§ Exercise data:
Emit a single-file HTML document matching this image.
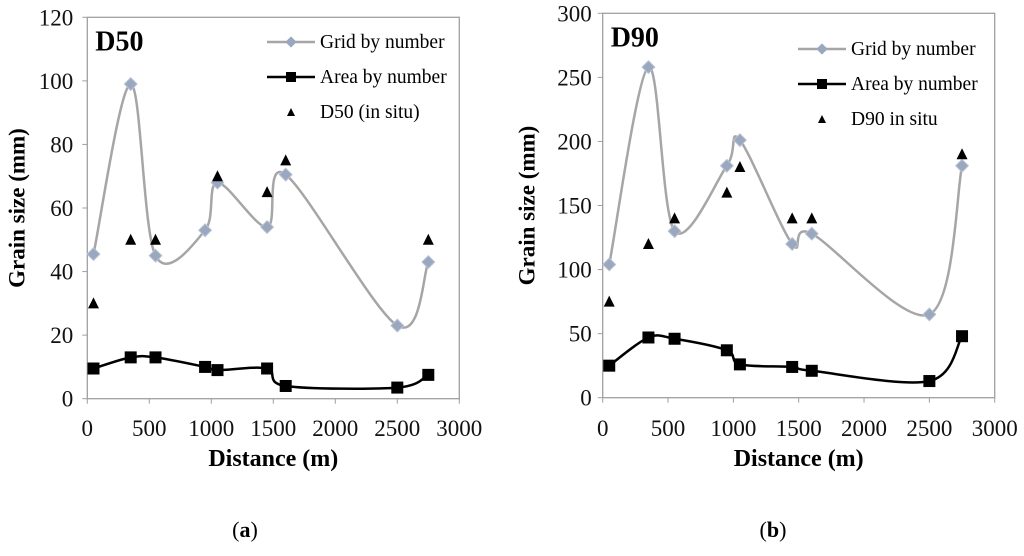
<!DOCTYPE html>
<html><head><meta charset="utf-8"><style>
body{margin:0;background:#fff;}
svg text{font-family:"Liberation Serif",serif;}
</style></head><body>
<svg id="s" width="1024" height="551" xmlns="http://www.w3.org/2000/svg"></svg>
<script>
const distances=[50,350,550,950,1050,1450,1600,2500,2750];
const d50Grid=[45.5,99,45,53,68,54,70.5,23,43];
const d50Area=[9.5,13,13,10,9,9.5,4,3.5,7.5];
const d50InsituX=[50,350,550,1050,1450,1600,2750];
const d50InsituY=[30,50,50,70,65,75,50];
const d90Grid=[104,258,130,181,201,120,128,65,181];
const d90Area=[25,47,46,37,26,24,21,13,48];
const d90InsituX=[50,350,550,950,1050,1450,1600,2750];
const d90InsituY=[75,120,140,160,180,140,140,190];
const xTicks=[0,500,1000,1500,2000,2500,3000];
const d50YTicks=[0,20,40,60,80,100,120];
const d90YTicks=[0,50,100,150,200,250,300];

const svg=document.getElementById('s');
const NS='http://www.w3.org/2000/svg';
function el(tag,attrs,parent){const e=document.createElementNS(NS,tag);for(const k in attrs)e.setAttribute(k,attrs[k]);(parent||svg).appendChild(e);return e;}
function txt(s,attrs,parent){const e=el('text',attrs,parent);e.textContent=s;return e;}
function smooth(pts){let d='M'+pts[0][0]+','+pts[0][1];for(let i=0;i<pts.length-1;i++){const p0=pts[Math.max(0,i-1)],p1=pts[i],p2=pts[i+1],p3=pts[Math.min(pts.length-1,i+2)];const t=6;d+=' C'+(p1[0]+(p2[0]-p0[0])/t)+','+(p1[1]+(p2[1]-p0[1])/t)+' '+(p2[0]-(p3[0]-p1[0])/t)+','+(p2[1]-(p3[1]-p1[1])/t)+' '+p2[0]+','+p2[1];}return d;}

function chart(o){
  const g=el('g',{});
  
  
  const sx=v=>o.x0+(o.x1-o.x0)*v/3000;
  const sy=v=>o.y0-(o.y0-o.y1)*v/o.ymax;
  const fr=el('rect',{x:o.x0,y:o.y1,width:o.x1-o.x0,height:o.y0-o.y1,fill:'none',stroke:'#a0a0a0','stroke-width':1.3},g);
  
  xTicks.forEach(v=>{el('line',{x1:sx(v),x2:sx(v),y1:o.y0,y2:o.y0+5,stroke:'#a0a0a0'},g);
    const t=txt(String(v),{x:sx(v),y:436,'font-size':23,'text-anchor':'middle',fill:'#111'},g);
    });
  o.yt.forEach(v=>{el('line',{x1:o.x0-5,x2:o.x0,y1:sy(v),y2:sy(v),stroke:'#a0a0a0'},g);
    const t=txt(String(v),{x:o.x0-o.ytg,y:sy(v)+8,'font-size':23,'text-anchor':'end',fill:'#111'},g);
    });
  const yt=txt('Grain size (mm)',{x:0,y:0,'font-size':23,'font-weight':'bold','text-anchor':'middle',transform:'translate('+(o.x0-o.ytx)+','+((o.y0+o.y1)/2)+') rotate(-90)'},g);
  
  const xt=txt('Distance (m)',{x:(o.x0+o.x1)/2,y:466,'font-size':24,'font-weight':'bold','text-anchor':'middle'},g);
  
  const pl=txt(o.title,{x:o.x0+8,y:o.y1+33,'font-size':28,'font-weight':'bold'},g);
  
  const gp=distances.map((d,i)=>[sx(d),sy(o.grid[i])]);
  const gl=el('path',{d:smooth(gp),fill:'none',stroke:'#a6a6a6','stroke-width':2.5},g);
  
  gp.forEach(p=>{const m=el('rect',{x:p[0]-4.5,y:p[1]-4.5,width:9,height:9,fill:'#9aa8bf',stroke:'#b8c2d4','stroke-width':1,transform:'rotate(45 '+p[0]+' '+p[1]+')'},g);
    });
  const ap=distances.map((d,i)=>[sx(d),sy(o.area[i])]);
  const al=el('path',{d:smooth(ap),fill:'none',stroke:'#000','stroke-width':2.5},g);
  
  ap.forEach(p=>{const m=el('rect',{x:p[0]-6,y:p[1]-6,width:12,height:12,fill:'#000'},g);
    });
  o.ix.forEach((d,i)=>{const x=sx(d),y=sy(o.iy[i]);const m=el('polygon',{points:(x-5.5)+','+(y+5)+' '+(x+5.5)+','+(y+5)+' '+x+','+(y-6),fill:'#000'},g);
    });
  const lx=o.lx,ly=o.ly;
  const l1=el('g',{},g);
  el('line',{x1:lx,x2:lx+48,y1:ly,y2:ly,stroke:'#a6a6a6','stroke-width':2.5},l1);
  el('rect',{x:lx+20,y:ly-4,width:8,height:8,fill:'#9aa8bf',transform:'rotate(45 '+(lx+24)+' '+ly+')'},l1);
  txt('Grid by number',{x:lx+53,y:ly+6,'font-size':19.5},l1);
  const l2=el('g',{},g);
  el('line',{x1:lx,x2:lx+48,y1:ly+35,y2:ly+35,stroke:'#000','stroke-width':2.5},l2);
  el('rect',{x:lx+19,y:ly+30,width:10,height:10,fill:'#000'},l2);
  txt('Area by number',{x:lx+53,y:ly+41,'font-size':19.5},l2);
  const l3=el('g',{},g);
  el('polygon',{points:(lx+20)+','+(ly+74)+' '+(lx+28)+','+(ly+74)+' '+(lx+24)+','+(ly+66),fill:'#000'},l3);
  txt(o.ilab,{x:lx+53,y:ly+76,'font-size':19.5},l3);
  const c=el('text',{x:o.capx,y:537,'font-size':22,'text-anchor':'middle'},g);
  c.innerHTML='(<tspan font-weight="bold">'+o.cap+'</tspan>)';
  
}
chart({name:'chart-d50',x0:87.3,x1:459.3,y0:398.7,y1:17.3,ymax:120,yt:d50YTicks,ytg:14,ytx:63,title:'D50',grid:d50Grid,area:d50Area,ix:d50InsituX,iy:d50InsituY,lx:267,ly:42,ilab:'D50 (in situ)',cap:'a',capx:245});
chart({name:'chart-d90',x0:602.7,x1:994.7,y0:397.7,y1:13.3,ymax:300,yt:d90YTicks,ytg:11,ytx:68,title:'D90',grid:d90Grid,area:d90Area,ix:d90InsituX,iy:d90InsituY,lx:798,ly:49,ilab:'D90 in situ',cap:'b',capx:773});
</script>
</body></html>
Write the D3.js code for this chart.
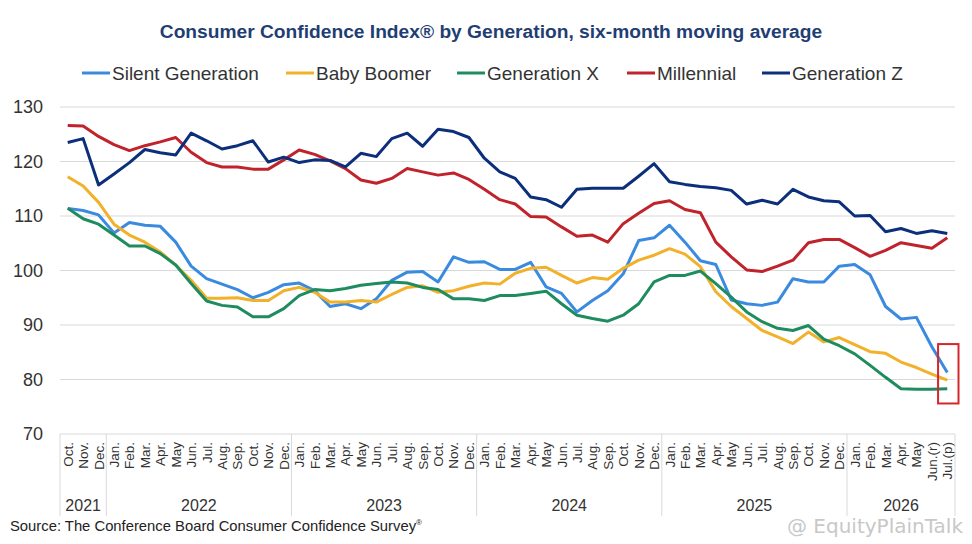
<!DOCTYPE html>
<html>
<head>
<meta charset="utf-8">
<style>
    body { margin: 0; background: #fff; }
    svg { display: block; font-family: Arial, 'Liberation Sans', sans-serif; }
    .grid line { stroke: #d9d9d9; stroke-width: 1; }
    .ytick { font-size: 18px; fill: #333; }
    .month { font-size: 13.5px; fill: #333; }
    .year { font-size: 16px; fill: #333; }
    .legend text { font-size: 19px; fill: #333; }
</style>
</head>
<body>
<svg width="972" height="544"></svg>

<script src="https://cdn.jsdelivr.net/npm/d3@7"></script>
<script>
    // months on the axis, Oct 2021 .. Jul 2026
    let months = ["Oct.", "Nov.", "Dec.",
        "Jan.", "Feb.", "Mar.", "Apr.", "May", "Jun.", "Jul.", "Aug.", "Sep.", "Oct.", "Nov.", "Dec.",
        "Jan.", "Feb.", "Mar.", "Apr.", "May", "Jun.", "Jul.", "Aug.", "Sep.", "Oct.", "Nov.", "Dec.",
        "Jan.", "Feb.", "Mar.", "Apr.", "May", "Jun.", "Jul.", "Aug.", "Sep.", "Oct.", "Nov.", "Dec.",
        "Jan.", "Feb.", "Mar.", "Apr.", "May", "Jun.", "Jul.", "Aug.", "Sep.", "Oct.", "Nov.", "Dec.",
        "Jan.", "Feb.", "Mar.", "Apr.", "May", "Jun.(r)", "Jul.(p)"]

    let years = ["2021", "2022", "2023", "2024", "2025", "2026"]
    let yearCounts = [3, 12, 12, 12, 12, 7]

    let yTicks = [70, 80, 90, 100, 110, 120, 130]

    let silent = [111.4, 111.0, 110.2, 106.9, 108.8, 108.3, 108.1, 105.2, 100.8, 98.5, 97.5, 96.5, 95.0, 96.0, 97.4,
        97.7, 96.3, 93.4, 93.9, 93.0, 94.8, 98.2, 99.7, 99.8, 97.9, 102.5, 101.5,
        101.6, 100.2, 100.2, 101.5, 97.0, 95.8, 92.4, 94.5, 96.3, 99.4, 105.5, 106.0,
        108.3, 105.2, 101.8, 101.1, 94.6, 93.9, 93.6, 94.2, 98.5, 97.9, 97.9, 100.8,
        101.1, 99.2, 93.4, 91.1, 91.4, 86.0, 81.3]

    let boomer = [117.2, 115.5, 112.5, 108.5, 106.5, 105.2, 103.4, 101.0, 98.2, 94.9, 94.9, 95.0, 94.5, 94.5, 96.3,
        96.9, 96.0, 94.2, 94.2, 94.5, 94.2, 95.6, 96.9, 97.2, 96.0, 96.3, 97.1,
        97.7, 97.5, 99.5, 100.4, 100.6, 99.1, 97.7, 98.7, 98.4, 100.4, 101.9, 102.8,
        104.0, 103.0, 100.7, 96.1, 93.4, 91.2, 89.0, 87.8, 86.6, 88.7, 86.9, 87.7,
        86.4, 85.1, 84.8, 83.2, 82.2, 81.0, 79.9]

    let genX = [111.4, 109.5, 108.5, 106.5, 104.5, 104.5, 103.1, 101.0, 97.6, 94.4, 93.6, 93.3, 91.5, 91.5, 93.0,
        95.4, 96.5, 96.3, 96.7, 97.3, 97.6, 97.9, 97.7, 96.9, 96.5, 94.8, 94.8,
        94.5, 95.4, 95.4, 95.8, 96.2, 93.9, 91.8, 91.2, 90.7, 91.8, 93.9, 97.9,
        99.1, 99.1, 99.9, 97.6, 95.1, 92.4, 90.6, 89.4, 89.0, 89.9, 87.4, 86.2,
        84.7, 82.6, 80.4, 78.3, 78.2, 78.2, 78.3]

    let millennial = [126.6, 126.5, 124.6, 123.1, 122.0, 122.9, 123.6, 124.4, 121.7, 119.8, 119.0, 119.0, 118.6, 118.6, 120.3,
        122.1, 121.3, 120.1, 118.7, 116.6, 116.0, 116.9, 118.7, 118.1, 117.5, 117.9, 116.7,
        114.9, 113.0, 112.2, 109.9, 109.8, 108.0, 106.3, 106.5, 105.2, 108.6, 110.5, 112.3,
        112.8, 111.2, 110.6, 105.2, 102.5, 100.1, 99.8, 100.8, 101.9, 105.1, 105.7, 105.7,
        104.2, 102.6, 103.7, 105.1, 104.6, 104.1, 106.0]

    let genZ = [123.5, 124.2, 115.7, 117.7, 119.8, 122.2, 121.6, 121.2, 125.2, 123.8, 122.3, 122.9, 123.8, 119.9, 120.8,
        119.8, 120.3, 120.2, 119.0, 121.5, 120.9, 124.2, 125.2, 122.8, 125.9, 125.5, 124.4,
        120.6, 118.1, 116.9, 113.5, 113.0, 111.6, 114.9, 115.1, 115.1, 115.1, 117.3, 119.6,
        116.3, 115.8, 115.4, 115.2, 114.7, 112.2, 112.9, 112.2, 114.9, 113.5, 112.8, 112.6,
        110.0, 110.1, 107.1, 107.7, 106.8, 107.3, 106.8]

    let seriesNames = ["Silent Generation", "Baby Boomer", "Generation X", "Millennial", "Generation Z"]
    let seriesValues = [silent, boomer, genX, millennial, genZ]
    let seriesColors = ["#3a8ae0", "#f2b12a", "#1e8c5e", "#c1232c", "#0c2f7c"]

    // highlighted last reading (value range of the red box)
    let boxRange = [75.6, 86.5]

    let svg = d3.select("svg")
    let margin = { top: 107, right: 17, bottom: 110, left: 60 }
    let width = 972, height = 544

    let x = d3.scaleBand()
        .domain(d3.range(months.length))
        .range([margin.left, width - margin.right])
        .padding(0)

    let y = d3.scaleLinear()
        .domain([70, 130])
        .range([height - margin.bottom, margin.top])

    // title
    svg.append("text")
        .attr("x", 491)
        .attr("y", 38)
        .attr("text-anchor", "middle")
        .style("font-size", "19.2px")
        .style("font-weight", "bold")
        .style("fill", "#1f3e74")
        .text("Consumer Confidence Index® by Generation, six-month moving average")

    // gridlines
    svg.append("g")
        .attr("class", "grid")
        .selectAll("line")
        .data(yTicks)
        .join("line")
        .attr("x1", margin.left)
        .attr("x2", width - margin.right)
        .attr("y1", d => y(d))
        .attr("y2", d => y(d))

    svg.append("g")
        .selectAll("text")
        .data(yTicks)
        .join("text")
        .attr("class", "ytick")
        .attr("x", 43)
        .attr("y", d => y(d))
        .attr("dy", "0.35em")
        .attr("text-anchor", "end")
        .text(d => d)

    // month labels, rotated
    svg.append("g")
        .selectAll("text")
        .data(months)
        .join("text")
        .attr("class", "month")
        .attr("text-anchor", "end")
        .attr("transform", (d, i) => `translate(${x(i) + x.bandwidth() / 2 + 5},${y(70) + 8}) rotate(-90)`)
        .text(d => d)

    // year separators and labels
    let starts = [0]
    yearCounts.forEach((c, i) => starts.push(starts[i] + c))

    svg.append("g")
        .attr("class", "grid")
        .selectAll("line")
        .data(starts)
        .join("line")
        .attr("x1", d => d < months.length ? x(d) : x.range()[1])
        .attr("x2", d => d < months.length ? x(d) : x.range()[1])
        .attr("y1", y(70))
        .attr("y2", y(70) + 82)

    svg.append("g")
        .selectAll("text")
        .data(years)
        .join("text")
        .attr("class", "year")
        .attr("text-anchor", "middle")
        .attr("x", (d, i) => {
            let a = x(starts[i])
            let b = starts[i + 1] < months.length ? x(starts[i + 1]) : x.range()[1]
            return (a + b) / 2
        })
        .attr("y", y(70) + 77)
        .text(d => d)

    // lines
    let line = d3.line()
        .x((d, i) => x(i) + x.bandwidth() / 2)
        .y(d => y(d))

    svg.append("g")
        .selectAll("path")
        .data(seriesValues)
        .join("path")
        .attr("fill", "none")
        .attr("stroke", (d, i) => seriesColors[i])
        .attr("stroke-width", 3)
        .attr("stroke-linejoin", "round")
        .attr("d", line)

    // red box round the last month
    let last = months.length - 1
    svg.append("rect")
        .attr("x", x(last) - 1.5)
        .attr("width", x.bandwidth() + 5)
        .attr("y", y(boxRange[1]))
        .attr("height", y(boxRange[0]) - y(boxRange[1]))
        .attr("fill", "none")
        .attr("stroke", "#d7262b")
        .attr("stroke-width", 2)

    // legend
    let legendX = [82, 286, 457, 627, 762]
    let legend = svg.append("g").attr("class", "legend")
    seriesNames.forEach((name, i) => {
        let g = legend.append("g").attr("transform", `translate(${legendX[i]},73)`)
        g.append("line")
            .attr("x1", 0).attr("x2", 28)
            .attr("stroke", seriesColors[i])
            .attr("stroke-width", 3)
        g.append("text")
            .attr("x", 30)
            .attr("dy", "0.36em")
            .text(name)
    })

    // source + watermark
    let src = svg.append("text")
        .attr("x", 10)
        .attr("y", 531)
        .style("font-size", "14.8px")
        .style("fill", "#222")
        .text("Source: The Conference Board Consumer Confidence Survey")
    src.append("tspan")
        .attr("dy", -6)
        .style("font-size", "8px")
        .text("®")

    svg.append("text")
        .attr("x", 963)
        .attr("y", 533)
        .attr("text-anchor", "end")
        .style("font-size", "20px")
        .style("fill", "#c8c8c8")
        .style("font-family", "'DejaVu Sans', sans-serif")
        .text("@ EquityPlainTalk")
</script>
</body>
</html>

§ What is expected:
In the listing above, find the line containing "Write the D3.js code for this chart." and the line containing "101.1, 99.2, 93.4, 91.1, 91.4, 86.0, 81.3]". Reproduce those lines and all between them exactly, with no pictures and nothing more.

§ Complete answer:
Write the D3.js code for this chart.
<!DOCTYPE html>
<html>
<head>
<meta charset="utf-8">
<style>
    body { margin: 0; background: #fff; }
    svg { display: block; font-family: Arial, 'Liberation Sans', sans-serif; }
    .grid line { stroke: #d9d9d9; stroke-width: 1; }
    .ytick { font-size: 18px; fill: #333; }
    .month { font-size: 13.5px; fill: #333; }
    .year { font-size: 16px; fill: #333; }
    .legend text { font-size: 19px; fill: #333; }
</style>
</head>
<body>
<svg width="972" height="544"></svg>

<script src="https://cdn.jsdelivr.net/npm/d3@7"></script>
<script>
    // months on the axis, Oct 2021 .. Jul 2026
    let months = ["Oct.", "Nov.", "Dec.",
        "Jan.", "Feb.", "Mar.", "Apr.", "May", "Jun.", "Jul.", "Aug.", "Sep.", "Oct.", "Nov.", "Dec.",
        "Jan.", "Feb.", "Mar.", "Apr.", "May", "Jun.", "Jul.", "Aug.", "Sep.", "Oct.", "Nov.", "Dec.",
        "Jan.", "Feb.", "Mar.", "Apr.", "May", "Jun.", "Jul.", "Aug.", "Sep.", "Oct.", "Nov.", "Dec.",
        "Jan.", "Feb.", "Mar.", "Apr.", "May", "Jun.", "Jul.", "Aug.", "Sep.", "Oct.", "Nov.", "Dec.",
        "Jan.", "Feb.", "Mar.", "Apr.", "May", "Jun.(r)", "Jul.(p)"]

    let years = ["2021", "2022", "2023", "2024", "2025", "2026"]
    let yearCounts = [3, 12, 12, 12, 12, 7]

    let yTicks = [70, 80, 90, 100, 110, 120, 130]

    let silent = [111.4, 111.0, 110.2, 106.9, 108.8, 108.3, 108.1, 105.2, 100.8, 98.5, 97.5, 96.5, 95.0, 96.0, 97.4,
        97.7, 96.3, 93.4, 93.9, 93.0, 94.8, 98.2, 99.7, 99.8, 97.9, 102.5, 101.5,
        101.6, 100.2, 100.2, 101.5, 97.0, 95.8, 92.4, 94.5, 96.3, 99.4, 105.5, 106.0,
        108.3, 105.2, 101.8, 101.1, 94.6, 93.9, 93.6, 94.2, 98.5, 97.9, 97.9, 100.8,
        101.1, 99.2, 93.4, 91.1, 91.4, 86.0, 81.3]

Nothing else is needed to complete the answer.